Task to complete = Set down the material exactly as given, please, from its first line through the line that includes "(0,0) rectangle (1231,1068);".

Listing =
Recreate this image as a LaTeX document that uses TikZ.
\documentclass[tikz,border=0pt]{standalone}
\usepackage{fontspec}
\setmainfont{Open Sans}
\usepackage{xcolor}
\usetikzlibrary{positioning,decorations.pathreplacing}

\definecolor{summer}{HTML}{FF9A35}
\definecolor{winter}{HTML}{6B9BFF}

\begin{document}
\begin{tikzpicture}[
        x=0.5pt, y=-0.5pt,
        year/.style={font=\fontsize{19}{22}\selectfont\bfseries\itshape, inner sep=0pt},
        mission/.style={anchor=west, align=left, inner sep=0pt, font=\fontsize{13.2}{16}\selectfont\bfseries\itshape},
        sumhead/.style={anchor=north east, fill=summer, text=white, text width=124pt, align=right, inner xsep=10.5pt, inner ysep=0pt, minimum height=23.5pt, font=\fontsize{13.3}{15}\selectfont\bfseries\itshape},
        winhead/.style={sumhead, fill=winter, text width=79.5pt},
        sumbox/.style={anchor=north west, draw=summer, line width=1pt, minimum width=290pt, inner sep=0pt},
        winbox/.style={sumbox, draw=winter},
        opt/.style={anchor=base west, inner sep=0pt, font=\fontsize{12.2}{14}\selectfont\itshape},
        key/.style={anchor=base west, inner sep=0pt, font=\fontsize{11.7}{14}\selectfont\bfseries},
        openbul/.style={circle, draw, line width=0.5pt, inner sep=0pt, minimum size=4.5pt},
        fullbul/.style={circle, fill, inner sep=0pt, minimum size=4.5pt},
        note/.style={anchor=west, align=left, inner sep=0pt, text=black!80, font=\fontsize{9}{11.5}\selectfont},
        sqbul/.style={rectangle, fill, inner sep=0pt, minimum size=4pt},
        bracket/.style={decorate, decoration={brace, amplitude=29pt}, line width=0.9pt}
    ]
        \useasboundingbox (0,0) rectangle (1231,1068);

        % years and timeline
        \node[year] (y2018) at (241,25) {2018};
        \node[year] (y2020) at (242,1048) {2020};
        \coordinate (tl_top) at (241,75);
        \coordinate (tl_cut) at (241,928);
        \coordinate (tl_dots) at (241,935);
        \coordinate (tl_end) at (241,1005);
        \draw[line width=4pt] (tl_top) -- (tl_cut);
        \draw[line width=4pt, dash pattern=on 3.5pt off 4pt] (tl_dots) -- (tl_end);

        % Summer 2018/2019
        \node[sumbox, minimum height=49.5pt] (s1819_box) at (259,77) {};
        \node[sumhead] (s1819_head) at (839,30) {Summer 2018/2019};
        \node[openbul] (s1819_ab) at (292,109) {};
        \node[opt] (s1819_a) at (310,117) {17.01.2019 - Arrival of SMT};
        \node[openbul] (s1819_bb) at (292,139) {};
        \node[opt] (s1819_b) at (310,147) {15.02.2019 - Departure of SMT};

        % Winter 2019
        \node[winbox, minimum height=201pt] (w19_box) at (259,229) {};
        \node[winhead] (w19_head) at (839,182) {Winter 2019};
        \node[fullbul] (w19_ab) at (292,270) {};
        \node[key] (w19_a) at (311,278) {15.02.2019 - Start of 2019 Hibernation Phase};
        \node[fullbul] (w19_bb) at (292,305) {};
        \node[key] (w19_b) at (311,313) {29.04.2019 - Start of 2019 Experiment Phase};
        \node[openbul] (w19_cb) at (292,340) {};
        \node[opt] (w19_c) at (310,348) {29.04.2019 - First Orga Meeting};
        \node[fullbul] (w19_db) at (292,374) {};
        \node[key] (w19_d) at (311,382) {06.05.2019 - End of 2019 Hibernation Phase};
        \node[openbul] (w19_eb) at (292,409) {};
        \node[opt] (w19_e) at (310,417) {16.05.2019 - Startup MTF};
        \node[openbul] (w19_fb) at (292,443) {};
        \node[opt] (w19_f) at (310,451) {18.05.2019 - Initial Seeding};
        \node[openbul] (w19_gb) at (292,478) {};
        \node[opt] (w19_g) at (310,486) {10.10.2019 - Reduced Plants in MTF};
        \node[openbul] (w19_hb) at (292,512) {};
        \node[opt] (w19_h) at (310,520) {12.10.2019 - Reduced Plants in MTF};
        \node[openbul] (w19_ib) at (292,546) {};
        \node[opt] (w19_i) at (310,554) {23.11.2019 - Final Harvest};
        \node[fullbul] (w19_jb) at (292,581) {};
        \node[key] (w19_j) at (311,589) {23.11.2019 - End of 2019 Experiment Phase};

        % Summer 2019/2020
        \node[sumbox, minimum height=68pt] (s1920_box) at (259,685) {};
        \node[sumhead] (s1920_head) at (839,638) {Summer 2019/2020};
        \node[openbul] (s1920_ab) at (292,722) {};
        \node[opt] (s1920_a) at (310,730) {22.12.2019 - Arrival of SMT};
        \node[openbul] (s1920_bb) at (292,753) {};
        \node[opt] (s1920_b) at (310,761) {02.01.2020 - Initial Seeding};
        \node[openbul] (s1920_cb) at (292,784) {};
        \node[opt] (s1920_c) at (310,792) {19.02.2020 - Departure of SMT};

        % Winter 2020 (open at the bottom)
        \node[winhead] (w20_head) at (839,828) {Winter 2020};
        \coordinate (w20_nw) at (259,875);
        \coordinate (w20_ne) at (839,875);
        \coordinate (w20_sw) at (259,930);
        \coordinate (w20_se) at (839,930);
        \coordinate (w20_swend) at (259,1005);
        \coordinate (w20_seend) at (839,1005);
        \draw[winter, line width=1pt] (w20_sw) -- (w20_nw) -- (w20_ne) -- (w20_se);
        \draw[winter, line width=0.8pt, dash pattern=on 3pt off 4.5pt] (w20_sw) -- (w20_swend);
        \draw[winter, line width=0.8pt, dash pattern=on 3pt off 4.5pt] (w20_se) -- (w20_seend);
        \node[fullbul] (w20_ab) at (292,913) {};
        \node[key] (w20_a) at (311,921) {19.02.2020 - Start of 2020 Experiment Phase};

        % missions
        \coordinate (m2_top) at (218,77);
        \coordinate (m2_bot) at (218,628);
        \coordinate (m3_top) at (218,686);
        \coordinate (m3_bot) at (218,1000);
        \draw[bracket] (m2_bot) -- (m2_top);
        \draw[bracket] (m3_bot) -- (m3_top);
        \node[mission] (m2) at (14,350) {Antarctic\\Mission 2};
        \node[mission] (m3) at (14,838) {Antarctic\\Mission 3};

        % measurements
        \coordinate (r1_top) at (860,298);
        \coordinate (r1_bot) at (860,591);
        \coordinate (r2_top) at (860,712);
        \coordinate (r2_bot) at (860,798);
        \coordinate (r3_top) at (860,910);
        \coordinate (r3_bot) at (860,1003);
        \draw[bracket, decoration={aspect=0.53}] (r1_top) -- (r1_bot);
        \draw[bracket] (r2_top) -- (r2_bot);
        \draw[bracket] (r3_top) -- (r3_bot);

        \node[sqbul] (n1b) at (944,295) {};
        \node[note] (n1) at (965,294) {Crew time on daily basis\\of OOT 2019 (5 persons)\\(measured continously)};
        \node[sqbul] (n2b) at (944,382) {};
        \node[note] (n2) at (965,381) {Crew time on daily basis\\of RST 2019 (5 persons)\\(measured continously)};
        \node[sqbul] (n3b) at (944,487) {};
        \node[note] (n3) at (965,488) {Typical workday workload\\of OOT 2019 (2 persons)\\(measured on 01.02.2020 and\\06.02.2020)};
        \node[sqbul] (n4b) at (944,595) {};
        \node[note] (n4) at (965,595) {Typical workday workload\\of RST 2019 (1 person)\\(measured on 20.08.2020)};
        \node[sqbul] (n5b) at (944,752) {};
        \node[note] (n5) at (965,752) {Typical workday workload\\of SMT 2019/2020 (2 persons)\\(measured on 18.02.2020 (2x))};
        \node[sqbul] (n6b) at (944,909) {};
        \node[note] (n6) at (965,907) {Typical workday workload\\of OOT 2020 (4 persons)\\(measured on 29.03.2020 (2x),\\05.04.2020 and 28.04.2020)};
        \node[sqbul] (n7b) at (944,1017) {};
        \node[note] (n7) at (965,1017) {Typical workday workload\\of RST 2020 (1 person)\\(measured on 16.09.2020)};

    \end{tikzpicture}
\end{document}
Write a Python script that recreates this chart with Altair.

Response to this task =
Recreate this image as a LaTeX document that uses TikZ.
\documentclass[tikz,border=0pt]{standalone}
\usepackage{fontspec}
\setmainfont{Open Sans}
\usepackage{xcolor}
\usetikzlibrary{positioning,decorations.pathreplacing}

\definecolor{summer}{HTML}{FF9A35}
\definecolor{winter}{HTML}{6B9BFF}

\begin{document}
\begin{tikzpicture}[
        x=0.5pt, y=-0.5pt,
        year/.style={font=\fontsize{19}{22}\selectfont\bfseries\itshape, inner sep=0pt},
        mission/.style={anchor=west, align=left, inner sep=0pt, font=\fontsize{13.2}{16}\selectfont\bfseries\itshape},
        sumhead/.style={anchor=north east, fill=summer, text=white, text width=124pt, align=right, inner xsep=10.5pt, inner ysep=0pt, minimum height=23.5pt, font=\fontsize{13.3}{15}\selectfont\bfseries\itshape},
        winhead/.style={sumhead, fill=winter, text width=79.5pt},
        sumbox/.style={anchor=north west, draw=summer, line width=1pt, minimum width=290pt, inner sep=0pt},
        winbox/.style={sumbox, draw=winter},
        opt/.style={anchor=base west, inner sep=0pt, font=\fontsize{12.2}{14}\selectfont\itshape},
        key/.style={anchor=base west, inner sep=0pt, font=\fontsize{11.7}{14}\selectfont\bfseries},
        openbul/.style={circle, draw, line width=0.5pt, inner sep=0pt, minimum size=4.5pt},
        fullbul/.style={circle, fill, inner sep=0pt, minimum size=4.5pt},
        note/.style={anchor=west, align=left, inner sep=0pt, text=black!80, font=\fontsize{9}{11.5}\selectfont},
        sqbul/.style={rectangle, fill, inner sep=0pt, minimum size=4pt},
        bracket/.style={decorate, decoration={brace, amplitude=29pt}, line width=0.9pt}
    ]
        \useasboundingbox (0,0) rectangle (1231,1068);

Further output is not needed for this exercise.